• **What is needed**
Begin with the first line of the material and write out each line exactly, ending with the line that contains "ax.patch.set_alpha(0)". Pictures are not part of the copy.

• **Data entries**
++++++++++

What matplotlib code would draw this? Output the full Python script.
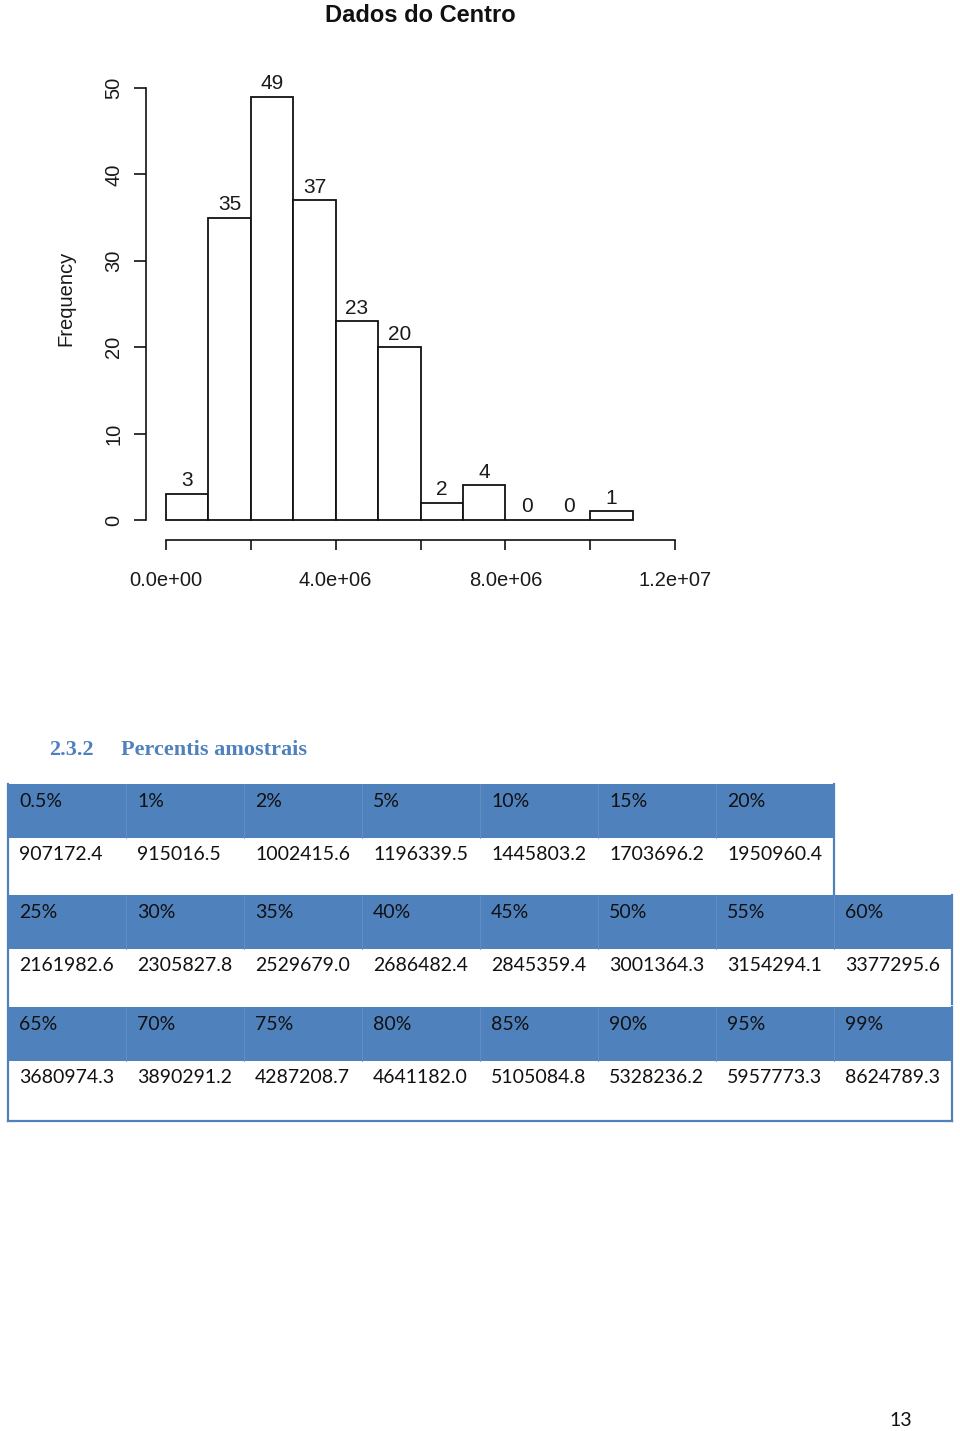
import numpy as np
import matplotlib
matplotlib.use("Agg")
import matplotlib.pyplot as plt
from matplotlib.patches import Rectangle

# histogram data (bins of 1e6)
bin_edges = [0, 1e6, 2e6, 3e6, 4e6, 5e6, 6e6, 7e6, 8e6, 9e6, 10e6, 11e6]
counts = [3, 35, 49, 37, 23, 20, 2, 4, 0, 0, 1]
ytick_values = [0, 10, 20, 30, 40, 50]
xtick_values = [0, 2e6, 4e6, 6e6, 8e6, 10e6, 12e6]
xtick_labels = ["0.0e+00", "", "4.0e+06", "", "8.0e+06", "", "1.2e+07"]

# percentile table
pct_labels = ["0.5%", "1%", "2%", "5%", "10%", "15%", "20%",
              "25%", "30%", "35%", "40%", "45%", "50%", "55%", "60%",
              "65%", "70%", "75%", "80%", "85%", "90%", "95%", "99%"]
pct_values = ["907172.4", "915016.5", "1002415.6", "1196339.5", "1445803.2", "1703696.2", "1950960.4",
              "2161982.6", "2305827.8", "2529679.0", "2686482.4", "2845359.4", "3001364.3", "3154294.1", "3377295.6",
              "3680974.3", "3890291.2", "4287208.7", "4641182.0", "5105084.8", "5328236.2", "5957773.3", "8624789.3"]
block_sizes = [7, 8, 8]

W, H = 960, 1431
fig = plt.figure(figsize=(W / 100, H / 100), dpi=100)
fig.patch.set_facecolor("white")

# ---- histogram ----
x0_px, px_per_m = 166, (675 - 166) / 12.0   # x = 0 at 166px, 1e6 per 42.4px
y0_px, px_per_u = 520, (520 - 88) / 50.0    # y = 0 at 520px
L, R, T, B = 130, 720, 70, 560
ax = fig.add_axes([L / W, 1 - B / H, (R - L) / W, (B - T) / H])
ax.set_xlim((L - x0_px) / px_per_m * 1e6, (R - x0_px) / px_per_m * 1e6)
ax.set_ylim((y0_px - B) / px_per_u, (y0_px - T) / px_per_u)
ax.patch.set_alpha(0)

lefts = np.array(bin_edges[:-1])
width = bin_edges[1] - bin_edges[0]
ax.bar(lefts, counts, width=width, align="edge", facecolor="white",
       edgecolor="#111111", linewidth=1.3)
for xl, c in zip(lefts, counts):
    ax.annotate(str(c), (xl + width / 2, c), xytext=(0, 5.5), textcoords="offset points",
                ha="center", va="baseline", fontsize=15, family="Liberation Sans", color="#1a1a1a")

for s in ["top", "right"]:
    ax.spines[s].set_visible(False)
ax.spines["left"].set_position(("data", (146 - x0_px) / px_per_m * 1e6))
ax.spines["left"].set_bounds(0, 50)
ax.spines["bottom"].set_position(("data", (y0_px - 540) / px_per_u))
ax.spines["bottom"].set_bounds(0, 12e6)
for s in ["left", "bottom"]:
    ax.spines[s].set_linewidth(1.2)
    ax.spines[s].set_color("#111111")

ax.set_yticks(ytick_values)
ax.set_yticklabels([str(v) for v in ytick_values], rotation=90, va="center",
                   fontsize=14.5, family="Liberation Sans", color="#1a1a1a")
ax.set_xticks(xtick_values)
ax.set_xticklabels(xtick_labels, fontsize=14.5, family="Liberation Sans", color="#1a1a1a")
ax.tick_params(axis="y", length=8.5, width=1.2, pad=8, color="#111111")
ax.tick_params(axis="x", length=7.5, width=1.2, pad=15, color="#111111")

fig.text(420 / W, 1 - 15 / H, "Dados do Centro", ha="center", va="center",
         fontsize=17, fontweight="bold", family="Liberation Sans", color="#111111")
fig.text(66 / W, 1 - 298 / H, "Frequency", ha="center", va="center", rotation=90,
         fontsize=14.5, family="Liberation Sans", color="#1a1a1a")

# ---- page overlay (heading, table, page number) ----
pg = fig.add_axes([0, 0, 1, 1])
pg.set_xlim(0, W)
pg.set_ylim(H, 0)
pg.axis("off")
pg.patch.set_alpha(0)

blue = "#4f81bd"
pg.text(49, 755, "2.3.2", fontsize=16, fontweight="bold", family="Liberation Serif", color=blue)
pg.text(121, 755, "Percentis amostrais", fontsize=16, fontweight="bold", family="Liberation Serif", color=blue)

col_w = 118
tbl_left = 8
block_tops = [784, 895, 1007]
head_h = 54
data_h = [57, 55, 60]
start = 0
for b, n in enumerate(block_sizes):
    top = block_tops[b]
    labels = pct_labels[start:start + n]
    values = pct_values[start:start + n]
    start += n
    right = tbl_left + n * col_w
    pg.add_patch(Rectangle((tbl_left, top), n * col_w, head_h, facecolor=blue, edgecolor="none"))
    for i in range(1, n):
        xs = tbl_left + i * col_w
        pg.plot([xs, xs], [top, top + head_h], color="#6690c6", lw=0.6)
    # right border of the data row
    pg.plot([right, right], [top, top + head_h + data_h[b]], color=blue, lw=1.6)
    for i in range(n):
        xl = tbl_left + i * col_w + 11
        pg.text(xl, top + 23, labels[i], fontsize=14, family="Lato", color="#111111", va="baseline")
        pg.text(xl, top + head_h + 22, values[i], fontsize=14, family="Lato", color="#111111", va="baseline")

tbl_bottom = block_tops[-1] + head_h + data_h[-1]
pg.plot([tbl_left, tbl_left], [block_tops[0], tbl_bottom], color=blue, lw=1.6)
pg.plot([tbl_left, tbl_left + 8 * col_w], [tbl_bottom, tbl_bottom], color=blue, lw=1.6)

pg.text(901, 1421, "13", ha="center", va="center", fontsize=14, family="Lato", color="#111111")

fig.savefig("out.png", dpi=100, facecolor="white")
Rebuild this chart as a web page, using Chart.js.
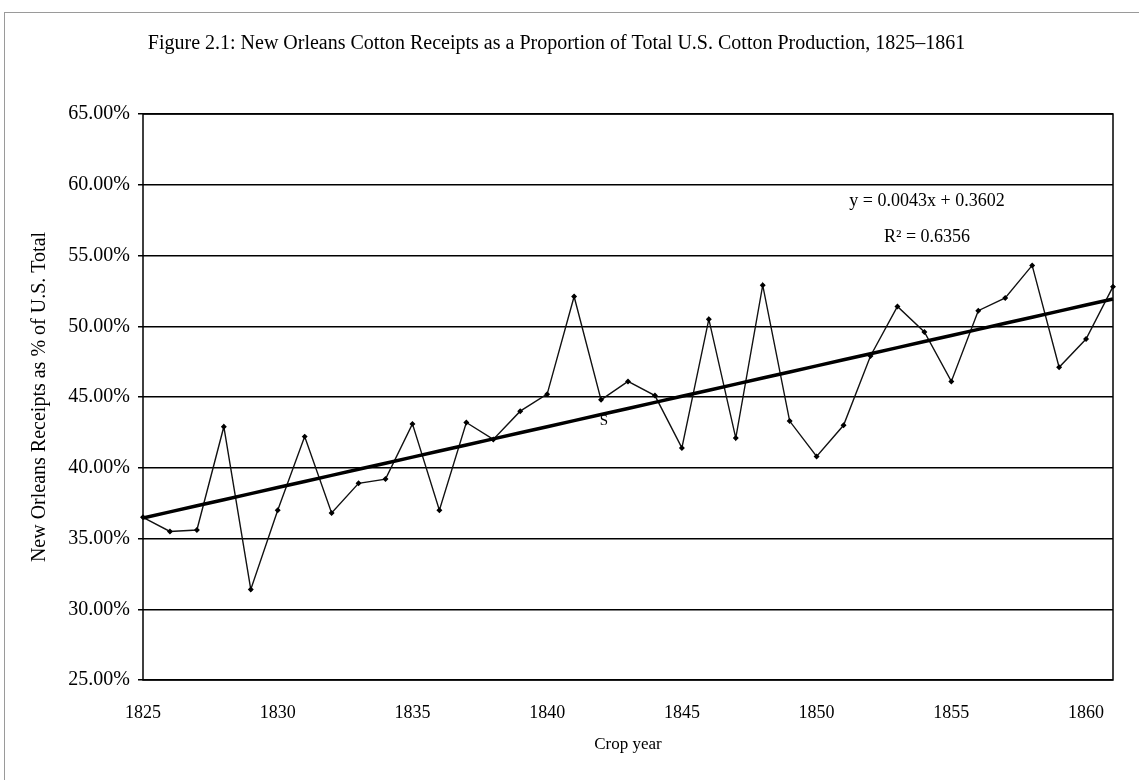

++++++++++

• **Answer to the exercise**
What matplotlib code would draw this? Output the full Python script.
import numpy as np
import matplotlib
matplotlib.use("Agg")
import matplotlib.pyplot as plt
from matplotlib.patches import Rectangle

# histogram data (bins of 1e6)
bin_edges = [0, 1e6, 2e6, 3e6, 4e6, 5e6, 6e6, 7e6, 8e6, 9e6, 10e6, 11e6]
counts = [3, 35, 49, 37, 23, 20, 2, 4, 0, 0, 1]
ytick_values = [0, 10, 20, 30, 40, 50]
xtick_values = [0, 2e6, 4e6, 6e6, 8e6, 10e6, 12e6]
xtick_labels = ["0.0e+00", "", "4.0e+06", "", "8.0e+06", "", "1.2e+07"]

# percentile table
pct_labels = ["0.5%", "1%", "2%", "5%", "10%", "15%", "20%",
              "25%", "30%", "35%", "40%", "45%", "50%", "55%", "60%",
              "65%", "70%", "75%", "80%", "85%", "90%", "95%", "99%"]
pct_values = ["907172.4", "915016.5", "1002415.6", "1196339.5", "1445803.2", "1703696.2", "1950960.4",
              "2161982.6", "2305827.8", "2529679.0", "2686482.4", "2845359.4", "3001364.3", "3154294.1", "3377295.6",
              "3680974.3", "3890291.2", "4287208.7", "4641182.0", "5105084.8", "5328236.2", "5957773.3", "8624789.3"]
block_sizes = [7, 8, 8]

W, H = 960, 1431
fig = plt.figure(figsize=(W / 100, H / 100), dpi=100)
fig.patch.set_facecolor("white")

# ---- histogram ----
x0_px, px_per_m = 166, (675 - 166) / 12.0   # x = 0 at 166px, 1e6 per 42.4px
y0_px, px_per_u = 520, (520 - 88) / 50.0    # y = 0 at 520px
L, R, T, B = 130, 720, 70, 560
ax = fig.add_axes([L / W, 1 - B / H, (R - L) / W, (B - T) / H])
ax.set_xlim((L - x0_px) / px_per_m * 1e6, (R - x0_px) / px_per_m * 1e6)
ax.set_ylim((y0_px - B) / px_per_u, (y0_px - T) / px_per_u)
ax.patch.set_alpha(0)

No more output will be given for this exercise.